What I was really doing was caching outcomes from the real world process into my system.  In other words, I should have been thinking of my inputs as a stream of events, not commands, and arranging for the system to detect and warn about conflicts, rather than rejecting messages that would introduce a conflict.

There was no particular urgency about matching picks with identifiers of players in the registry, or in registering players who were not part of the registry.  All of that math could be delayed a hundred milliseconds without anybody noticing.

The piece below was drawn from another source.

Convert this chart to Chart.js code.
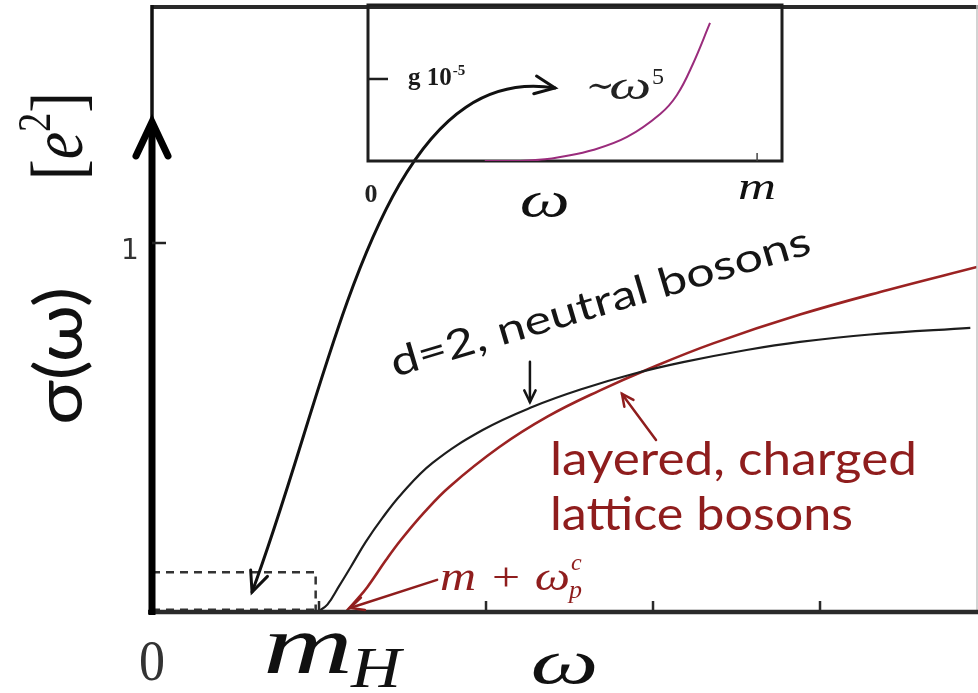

Failure #3: Temporal queries

The constraints that the system with were trying to enforce the rules that only players in the player registry could be selected, and that each player in the registry could only be selected once.  In addition to the fact that wasn't the responsibility of the system, it was complicated by the fact that the player registry wasn't static.

Because I was trying to track the draft faithfully (not realizing until later that doing so wasn't strictly necessary for my use case), I would stop the program when my registry had a data error.  The registry itself was just dumb bytes on disk; any query I ran against the database was a query against "now".  So changing the entries in the registry would change the behavior of my program during "replay".

Failure #4: Compatibility

Somewhat related to the above - I wasn't always being careful to ensure that the domain logic was backwards compatible with the app that wrote the messages, nor did my message journal have any explicit markers in it to track when message traffic should switch to the new handlers.

So old messages would break, or do something new, screwing up the replay until I went into the "immutable" journal to fix the input errors by hand.

Failure #5: Messages

My message schemas, such as they were, were just single lines of text - really just a transcript of what I was typing at the interactive shell.  And my typing sucks, so I was deliberately making choices to minimize typing.  Which again made it harder to support change.